(begin)

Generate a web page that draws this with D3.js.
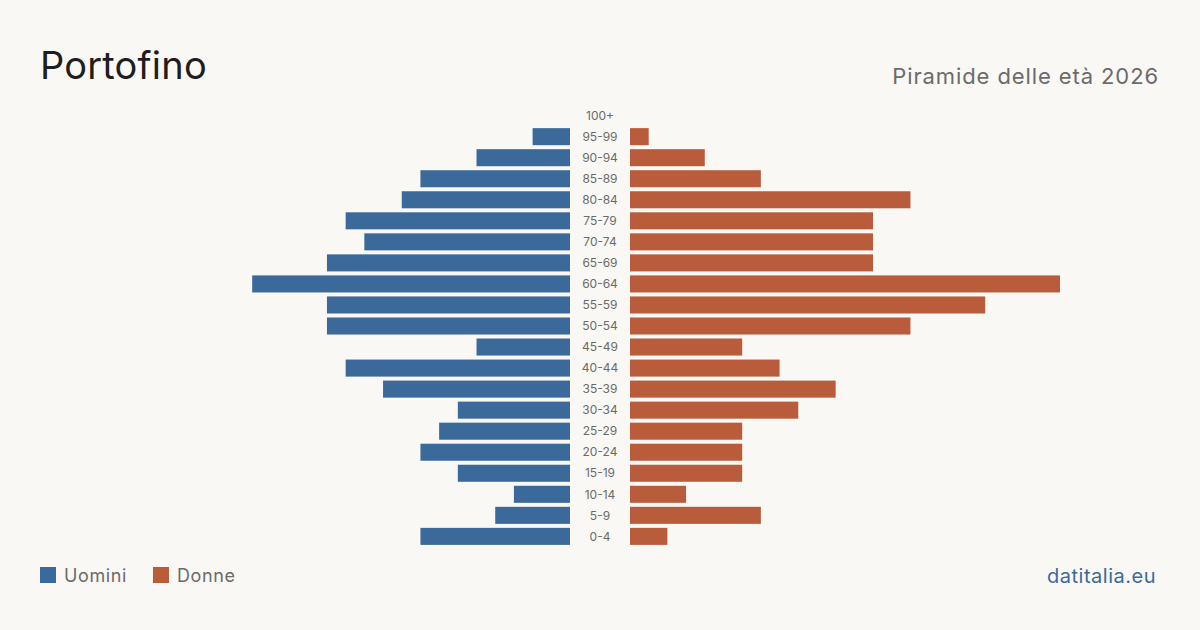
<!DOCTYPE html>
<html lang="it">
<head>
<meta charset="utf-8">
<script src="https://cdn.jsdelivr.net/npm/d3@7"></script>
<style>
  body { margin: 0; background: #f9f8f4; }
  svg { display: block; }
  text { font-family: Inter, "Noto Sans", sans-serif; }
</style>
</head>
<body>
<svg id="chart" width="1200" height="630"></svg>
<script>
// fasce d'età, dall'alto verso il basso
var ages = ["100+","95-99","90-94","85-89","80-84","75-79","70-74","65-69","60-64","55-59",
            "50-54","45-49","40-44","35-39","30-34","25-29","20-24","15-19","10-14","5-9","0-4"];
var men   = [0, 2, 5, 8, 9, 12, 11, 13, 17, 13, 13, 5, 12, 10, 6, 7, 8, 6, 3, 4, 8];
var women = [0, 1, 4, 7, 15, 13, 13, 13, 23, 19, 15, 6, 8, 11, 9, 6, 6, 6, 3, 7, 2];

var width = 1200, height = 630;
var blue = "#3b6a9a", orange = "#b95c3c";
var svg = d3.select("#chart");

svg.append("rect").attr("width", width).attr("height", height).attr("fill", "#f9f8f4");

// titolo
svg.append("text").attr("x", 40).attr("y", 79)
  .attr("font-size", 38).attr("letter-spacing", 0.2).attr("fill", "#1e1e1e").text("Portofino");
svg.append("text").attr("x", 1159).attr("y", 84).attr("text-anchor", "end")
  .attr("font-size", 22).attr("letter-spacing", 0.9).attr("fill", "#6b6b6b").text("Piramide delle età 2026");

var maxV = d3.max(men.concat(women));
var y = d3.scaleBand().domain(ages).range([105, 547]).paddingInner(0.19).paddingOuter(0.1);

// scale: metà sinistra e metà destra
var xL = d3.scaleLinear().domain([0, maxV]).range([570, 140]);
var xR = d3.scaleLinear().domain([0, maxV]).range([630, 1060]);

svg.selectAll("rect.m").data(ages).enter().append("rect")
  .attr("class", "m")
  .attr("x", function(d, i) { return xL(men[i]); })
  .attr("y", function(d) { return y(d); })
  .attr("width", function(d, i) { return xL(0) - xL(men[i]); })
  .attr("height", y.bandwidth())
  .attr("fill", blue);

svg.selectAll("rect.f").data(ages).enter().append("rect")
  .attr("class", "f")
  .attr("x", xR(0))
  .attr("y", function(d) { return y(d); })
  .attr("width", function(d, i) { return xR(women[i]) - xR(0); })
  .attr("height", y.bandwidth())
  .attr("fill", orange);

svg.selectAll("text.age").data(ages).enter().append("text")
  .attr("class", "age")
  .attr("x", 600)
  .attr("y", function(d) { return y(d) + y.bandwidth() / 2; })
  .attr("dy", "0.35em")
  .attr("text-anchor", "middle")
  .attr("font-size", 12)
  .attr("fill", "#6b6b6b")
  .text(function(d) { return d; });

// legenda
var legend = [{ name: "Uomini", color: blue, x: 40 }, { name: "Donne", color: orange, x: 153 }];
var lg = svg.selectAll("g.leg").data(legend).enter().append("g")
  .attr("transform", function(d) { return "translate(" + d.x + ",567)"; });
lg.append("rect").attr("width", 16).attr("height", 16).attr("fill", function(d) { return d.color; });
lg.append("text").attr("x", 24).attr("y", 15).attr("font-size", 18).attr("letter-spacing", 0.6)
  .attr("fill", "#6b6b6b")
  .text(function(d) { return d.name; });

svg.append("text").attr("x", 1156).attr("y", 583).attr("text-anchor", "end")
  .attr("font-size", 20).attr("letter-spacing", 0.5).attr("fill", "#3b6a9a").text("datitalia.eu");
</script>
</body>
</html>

(end)

Produce an exact copy of each line of data, skipping embedded images.

Generate a web page that draws this with D3.js.
<!DOCTYPE html>
<html lang="it">
<head>
<meta charset="utf-8">
<script src="https://cdn.jsdelivr.net/npm/d3@7"></script>
<style>
  body { margin: 0; background: #f9f8f4; }
  svg { display: block; }
  text { font-family: Inter, "Noto Sans", sans-serif; }
</style>
</head>
<body>
<svg id="chart" width="1200" height="630"></svg>
<script>
// fasce d'età, dall'alto verso il basso
var ages = ["100+","95-99","90-94","85-89","80-84","75-79","70-74","65-69","60-64","55-59",
            "50-54","45-49","40-44","35-39","30-34","25-29","20-24","15-19","10-14","5-9","0-4"];
var men   = [0, 2, 5, 8, 9, 12, 11, 13, 17, 13, 13, 5, 12, 10, 6, 7, 8, 6, 3, 4, 8];
var women = [0, 1, 4, 7, 15, 13, 13, 13, 23, 19, 15, 6, 8, 11, 9, 6, 6, 6, 3, 7, 2];

var width = 1200, height = 630;
var blue = "#3b6a9a", orange = "#b95c3c";
var svg = d3.select("#chart");

svg.append("rect").attr("width", width).attr("height", height).attr("fill", "#f9f8f4");

// titolo
svg.append("text").attr("x", 40).attr("y", 79)
  .attr("font-size", 38).attr("letter-spacing", 0.2).attr("fill", "#1e1e1e").text("Portofino");
svg.append("text").attr("x", 1159).attr("y", 84).attr("text-anchor", "end")
  .attr("font-size", 22).attr("letter-spacing", 0.9).attr("fill", "#6b6b6b").text("Piramide delle età 2026");

var maxV = d3.max(men.concat(women));
var y = d3.scaleBand().domain(ages).range([105, 547]).paddingInner(0.19).paddingOuter(0.1);

// scale: metà sinistra e metà destra
var xL = d3.scaleLinear().domain([0, maxV]).range([570, 140]);
var xR = d3.scaleLinear().domain([0, maxV]).range([630, 1060]);

svg.selectAll("rect.m").data(ages).enter().append("rect")
  .attr("class", "m")
  .attr("x", function(d, i) { return xL(men[i]); })
  .attr("y", function(d) { return y(d); })
  .attr("width", function(d, i) { return xL(0) - xL(men[i]); })
  .attr("height", y.bandwidth())
  .attr("fill", blue);

svg.selectAll("rect.f").data(ages).enter().append("rect")
  .attr("class", "f")
  .attr("x", xR(0))
  .attr("y", function(d) { return y(d); })
  .attr("width", function(d, i) { return xR(women[i]) - xR(0); })
  .attr("height", y.bandwidth())
  .attr("fill", orange);

svg.selectAll("text.age").data(ages).enter().append("text")
  .attr("class", "age")
  .attr("x", 600)
  .attr("y", function(d) { return y(d) + y.bandwidth() / 2; })
  .attr("dy", "0.35em")
  .attr("text-anchor", "middle")
  .attr("font-size", 12)
  .attr("fill", "#6b6b6b")
  .text(function(d) { return d; });

// legenda
var legend = [{ name: "Uomini", color: blue, x: 40 }, { name: "Donne", color: orange, x: 153 }];
var lg = svg.selectAll("g.leg").data(legend).enter().append("g")
  .attr("transform", function(d) { return "translate(" + d.x + ",567)"; });
lg.append("rect").attr("width", 16).attr("height", 16).attr("fill", function(d) { return d.color; });
lg.append("text").attr("x", 24).attr("y", 15).attr("font-size", 18).attr("letter-spacing", 0.6)
  .attr("fill", "#6b6b6b")
  .text(function(d) { return d.name; });

svg.append("text").attr("x", 1156).attr("y", 583).attr("text-anchor", "end")
  .attr("font-size", 20).attr("letter-spacing", 0.5).attr("fill", "#3b6a9a").text("datitalia.eu");
</script>
</body>
</html>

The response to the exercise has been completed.